Equifax is back in the news with regards to its 2017 cyber breach which saw the records of 147 million Americans exposed.
This time around however, it’s not Equifax’s cybersecurity that is in question, but rather their overall ability to pay claims. The Equifax breach is an excellent case study for organizations that are still questioning both the value of cyber insurance, and their overall risk exposure to a cyber breach.
The costs of the Equifax breach are now nearing a half a billion dollars. This factors in compliance, fines, as well as reputational risks. Of that, the insurance policy covered only $125 million. For a company that solely deals in data as their core service, the organization severely miscalculated its risk exposure. This a common thread that many organizations face when evaluating not just what their actual cyber exposure is, but also how to adequately insure it.
In Equifax’s case, they are now expected to run out of money from their claims settlement fund for those affected by the breach.
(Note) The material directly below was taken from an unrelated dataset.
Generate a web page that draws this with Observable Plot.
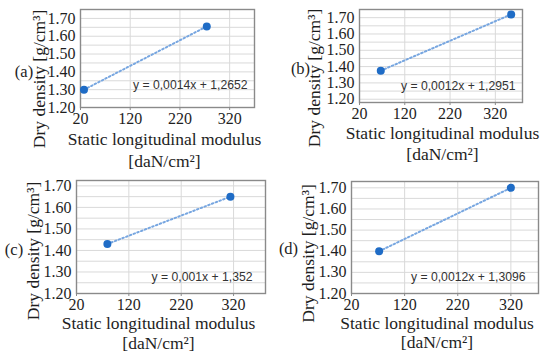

This will only further compound the company’s issues, extending the duration of this crisis and further tarnishing their reputation.Much like we wrote when this incident first took place, there are many ways to ensure that an organization can be prepared against cyber risk. Insurance is just one tool to help reduce the financial exposure the organization is willing to accept.
What was lacking in Equifax’s case, and what organizations would be wise to glean from their mistakes, was an investment in establishing a pro-active cyber security culture and training their staff, from the board to the front lines in proper cyber hygiene. A simple patch could have likely prevented this almost $500 million-dollar mistake from Equifax, or at the very least reduced its economic and reputational toll significantly.